Task data

** BEGIN **

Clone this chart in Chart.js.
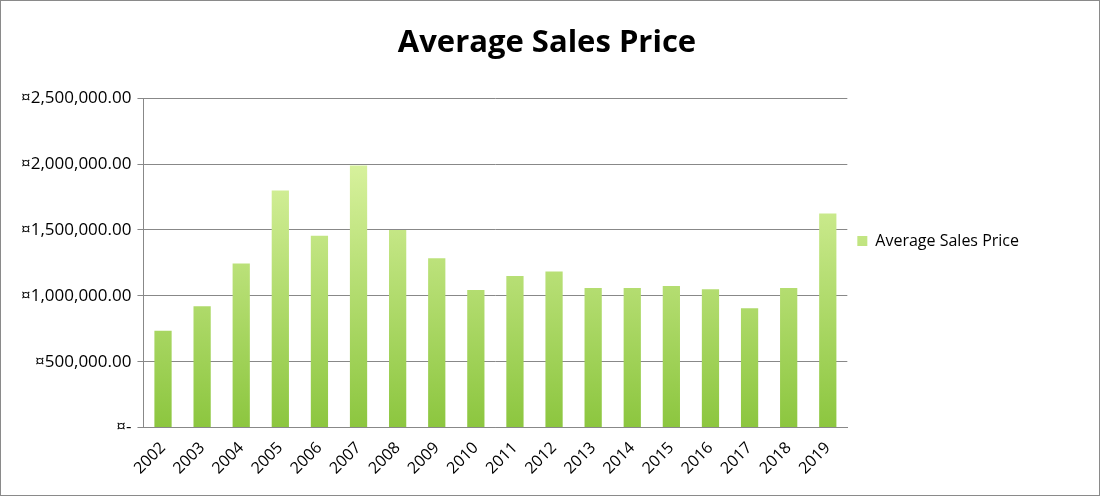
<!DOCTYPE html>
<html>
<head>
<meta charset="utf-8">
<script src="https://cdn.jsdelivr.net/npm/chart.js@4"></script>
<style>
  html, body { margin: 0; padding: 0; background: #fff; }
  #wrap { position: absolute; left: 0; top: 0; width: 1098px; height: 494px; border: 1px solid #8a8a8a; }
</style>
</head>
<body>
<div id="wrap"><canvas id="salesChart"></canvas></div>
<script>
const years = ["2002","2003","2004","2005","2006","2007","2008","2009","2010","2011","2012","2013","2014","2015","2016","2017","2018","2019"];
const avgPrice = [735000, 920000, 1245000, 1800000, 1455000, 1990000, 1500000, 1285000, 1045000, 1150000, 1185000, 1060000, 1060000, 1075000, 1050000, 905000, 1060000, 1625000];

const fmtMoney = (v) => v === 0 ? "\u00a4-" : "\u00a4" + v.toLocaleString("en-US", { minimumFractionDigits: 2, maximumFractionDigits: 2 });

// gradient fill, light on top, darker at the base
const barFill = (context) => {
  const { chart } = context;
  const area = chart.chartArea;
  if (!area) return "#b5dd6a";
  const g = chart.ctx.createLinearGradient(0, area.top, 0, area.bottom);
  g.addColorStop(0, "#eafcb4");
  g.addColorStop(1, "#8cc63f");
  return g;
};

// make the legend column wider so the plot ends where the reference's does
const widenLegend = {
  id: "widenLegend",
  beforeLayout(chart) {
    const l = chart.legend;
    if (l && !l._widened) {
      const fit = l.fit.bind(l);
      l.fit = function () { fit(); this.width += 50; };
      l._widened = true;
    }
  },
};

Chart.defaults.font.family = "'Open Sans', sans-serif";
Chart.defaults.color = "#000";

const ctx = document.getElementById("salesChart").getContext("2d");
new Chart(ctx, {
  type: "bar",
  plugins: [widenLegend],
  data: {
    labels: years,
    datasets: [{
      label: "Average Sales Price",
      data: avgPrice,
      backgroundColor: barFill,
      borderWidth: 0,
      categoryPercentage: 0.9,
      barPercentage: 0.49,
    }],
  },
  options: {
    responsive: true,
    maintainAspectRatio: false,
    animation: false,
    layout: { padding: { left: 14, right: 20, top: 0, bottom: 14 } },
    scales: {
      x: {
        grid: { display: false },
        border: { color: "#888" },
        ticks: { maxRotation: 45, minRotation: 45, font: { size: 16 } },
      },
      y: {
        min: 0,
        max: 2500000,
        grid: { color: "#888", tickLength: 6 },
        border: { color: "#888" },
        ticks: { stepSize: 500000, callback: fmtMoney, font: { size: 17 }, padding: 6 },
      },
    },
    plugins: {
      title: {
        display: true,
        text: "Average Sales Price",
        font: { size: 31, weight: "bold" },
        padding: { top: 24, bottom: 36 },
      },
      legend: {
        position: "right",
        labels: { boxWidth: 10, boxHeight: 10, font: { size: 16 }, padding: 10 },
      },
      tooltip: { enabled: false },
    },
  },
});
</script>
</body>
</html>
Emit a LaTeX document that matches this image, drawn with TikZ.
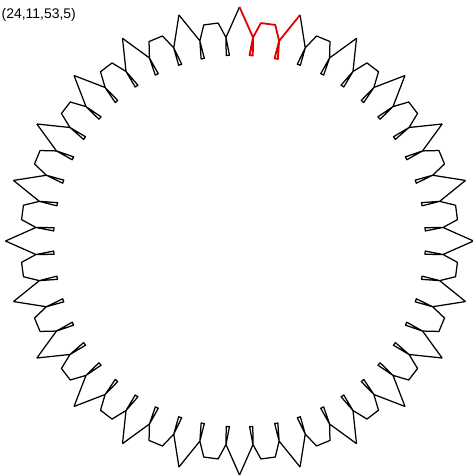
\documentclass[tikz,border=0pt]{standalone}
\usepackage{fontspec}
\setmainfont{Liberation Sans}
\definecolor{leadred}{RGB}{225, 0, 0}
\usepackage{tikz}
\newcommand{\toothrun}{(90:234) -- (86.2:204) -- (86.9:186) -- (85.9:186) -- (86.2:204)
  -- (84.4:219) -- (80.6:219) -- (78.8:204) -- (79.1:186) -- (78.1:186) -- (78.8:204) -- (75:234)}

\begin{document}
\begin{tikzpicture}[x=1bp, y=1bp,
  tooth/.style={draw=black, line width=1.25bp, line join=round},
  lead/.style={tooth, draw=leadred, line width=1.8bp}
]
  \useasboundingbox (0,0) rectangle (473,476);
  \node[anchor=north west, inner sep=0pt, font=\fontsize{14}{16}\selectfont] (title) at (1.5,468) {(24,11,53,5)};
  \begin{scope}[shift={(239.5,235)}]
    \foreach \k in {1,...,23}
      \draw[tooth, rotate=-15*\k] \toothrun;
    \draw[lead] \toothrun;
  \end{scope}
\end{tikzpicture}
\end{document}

** END **

The problem
Leave images out of the retyped records; keep all else exact.

Answer in full
Clone this chart in Chart.js.
<!DOCTYPE html>
<html>
<head>
<meta charset="utf-8">
<script src="https://cdn.jsdelivr.net/npm/chart.js@4"></script>
<style>
  html, body { margin: 0; padding: 0; background: #fff; }
  #wrap { position: absolute; left: 0; top: 0; width: 1098px; height: 494px; border: 1px solid #8a8a8a; }
</style>
</head>
<body>
<div id="wrap"><canvas id="salesChart"></canvas></div>
<script>
const years = ["2002","2003","2004","2005","2006","2007","2008","2009","2010","2011","2012","2013","2014","2015","2016","2017","2018","2019"];
const avgPrice = [735000, 920000, 1245000, 1800000, 1455000, 1990000, 1500000, 1285000, 1045000, 1150000, 1185000, 1060000, 1060000, 1075000, 1050000, 905000, 1060000, 1625000];

const fmtMoney = (v) => v === 0 ? "\u00a4-" : "\u00a4" + v.toLocaleString("en-US", { minimumFractionDigits: 2, maximumFractionDigits: 2 });

// gradient fill, light on top, darker at the base
const barFill = (context) => {
  const { chart } = context;
  const area = chart.chartArea;
  if (!area) return "#b5dd6a";
  const g = chart.ctx.createLinearGradient(0, area.top, 0, area.bottom);
  g.addColorStop(0, "#eafcb4");
  g.addColorStop(1, "#8cc63f");
  return g;
};

// make the legend column wider so the plot ends where the reference's does
const widenLegend = {
  id: "widenLegend",
  beforeLayout(chart) {
    const l = chart.legend;
    if (l && !l._widened) {
      const fit = l.fit.bind(l);
      l.fit = function () { fit(); this.width += 50; };
      l._widened = true;
    }
  },
};

Chart.defaults.font.family = "'Open Sans', sans-serif";
Chart.defaults.color = "#000";

const ctx = document.getElementById("salesChart").getContext("2d");
new Chart(ctx, {
  type: "bar",
  plugins: [widenLegend],
  data: {
    labels: years,
    datasets: [{
      label: "Average Sales Price",
      data: avgPrice,
      backgroundColor: barFill,
      borderWidth: 0,
      categoryPercentage: 0.9,
      barPercentage: 0.49,
    }],
  },
  options: {
    responsive: true,
    maintainAspectRatio: false,
    animation: false,
    layout: { padding: { left: 14, right: 20, top: 0, bottom: 14 } },
    scales: {
      x: {
        grid: { display: false },
        border: { color: "#888" },
        ticks: { maxRotation: 45, minRotation: 45, font: { size: 16 } },
      },
      y: {
        min: 0,
        max: 2500000,
        grid: { color: "#888", tickLength: 6 },
        border: { color: "#888" },
        ticks: { stepSize: 500000, callback: fmtMoney, font: { size: 17 }, padding: 6 },
      },
    },
    plugins: {
      title: {
        display: true,
        text: "Average Sales Price",
        font: { size: 31, weight: "bold" },
        padding: { top: 24, bottom: 36 },
      },
      legend: {
        position: "right",
        labels: { boxWidth: 10, boxHeight: 10, font: { size: 16 }, padding: 10 },
      },
      tooltip: { enabled: false },
    },
  },
});
</script>
</body>
</html>
Emit a LaTeX document that matches this image, drawn with TikZ.
\documentclass[tikz,border=0pt]{standalone}
\usepackage{fontspec}
\setmainfont{Liberation Sans}
\definecolor{leadred}{RGB}{225, 0, 0}
\usepackage{tikz}
\newcommand{\toothrun}{(90:234) -- (86.2:204) -- (86.9:186) -- (85.9:186) -- (86.2:204)
  -- (84.4:219) -- (80.6:219) -- (78.8:204) -- (79.1:186) -- (78.1:186) -- (78.8:204) -- (75:234)}

\begin{document}
\begin{tikzpicture}[x=1bp, y=1bp,
  tooth/.style={draw=black, line width=1.25bp, line join=round},
  lead/.style={tooth, draw=leadred, line width=1.8bp}
]
  \useasboundingbox (0,0) rectangle (473,476);
  \node[anchor=north west, inner sep=0pt, font=\fontsize{14}{16}\selectfont] (title) at (1.5,468) {(24,11,53,5)};
  \begin{scope}[shift={(239.5,235)}]
    \foreach \k in {1,...,23}
      \draw[tooth, rotate=-15*\k] \toothrun;
    \draw[lead] \toothrun;
  \end{scope}
\end{tikzpicture}
\end{document}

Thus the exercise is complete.